No one queried Stumpf during a question-and-answer period, and he ended the meeting after shareholders voted to approve the management-compensation plan and the slate of directors.
Worldwide Movement
Organizers of Occupy Wall Street are planning protests in more than 115 cities on May 1. The worldwide movement was born Sept. 17 as about 1,000 people marched in New York City and eventually set up camp in Lower Manhattan’s Zuccotti Park.

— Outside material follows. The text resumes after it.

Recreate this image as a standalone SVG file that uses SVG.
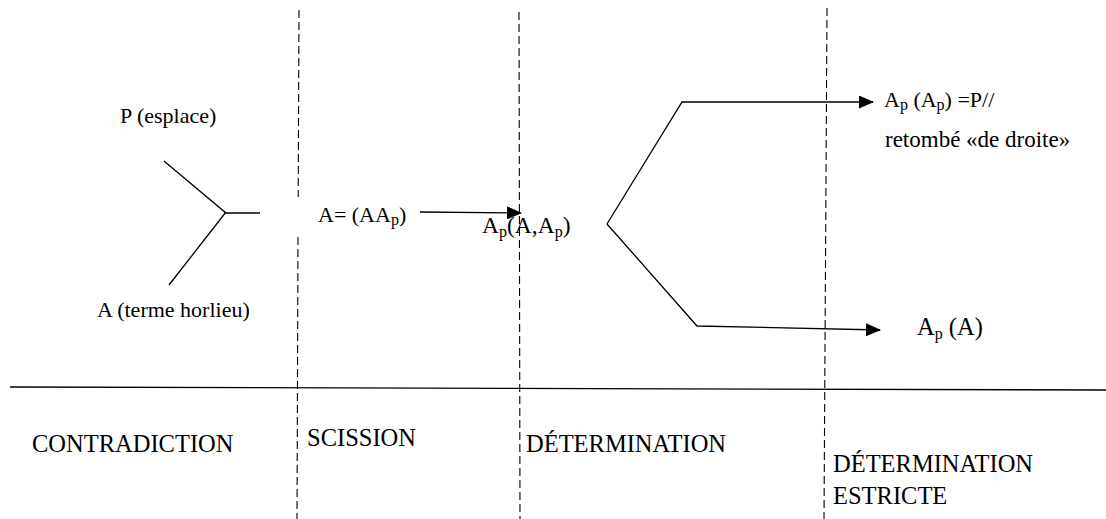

Demonstrators who descended on Wells Fargo’s annual meeting yesterday set up a makeshift stage on the back of a truck, chanting “Let us in” as the start of the meeting approached. Others marching in a circle near a side entrance performed a call-and-response chant: “Banks got bailed out, we got sold out.” Some held signs reading, “Occupy Wells Fargo, stop predatory loans,” and others brought a posterized mockup of the company’s stagecoach logo festooned with protest slogans.
Dozens of people holding what appeared to be stock certificates pressed against a police barricade at the front of the building said they were being denied access to the meeting.
Maria Guillen, a protester who declined to give her age, said she wanted to attend the meeting to tell executives that the bank should pay its fair share of taxes.
‘People Are Struggling’
Wells Fargo paid almost $4 billion in federal, state and corporate income taxes last year as profit climbed 29 percent to $15.9 billion, according to the company’s 2011 annual report.
“We know our customers and with what’s going on in the economy, people are struggling,” said Suris, the Wells Fargo spokesman.
Minutes after the meeting started, protesters outside announced they had taken over the meeting, drawing cheers. Those who had chained themselves to block one entrance departed, declaring that they had accomplished their mission. The demonstrations took on a carnival atmosphere, with people dancing to a Brazilian drum circle and donning costumes, including one woman dressed as an anti-Wells Fargo cheerleader.
Sgt. Daryl Fong, a San Francisco police spokesman, said city police arrested 20 protesters and that the San Francisco Sheriff’s Department arrested four others. Of those arrested by city police, 14 were taken into custody during the meeting and six others were charged with trespassing, Fong said.
Other Occupy protesters, taking aim at what they called Wall Street West, were arrested Jan. 20 as they sought to shut the company’s headquarters. Wells Fargo was one of the few banks to acknowledge the movement in its annual report and list the protests as a risk factor that could harm the business.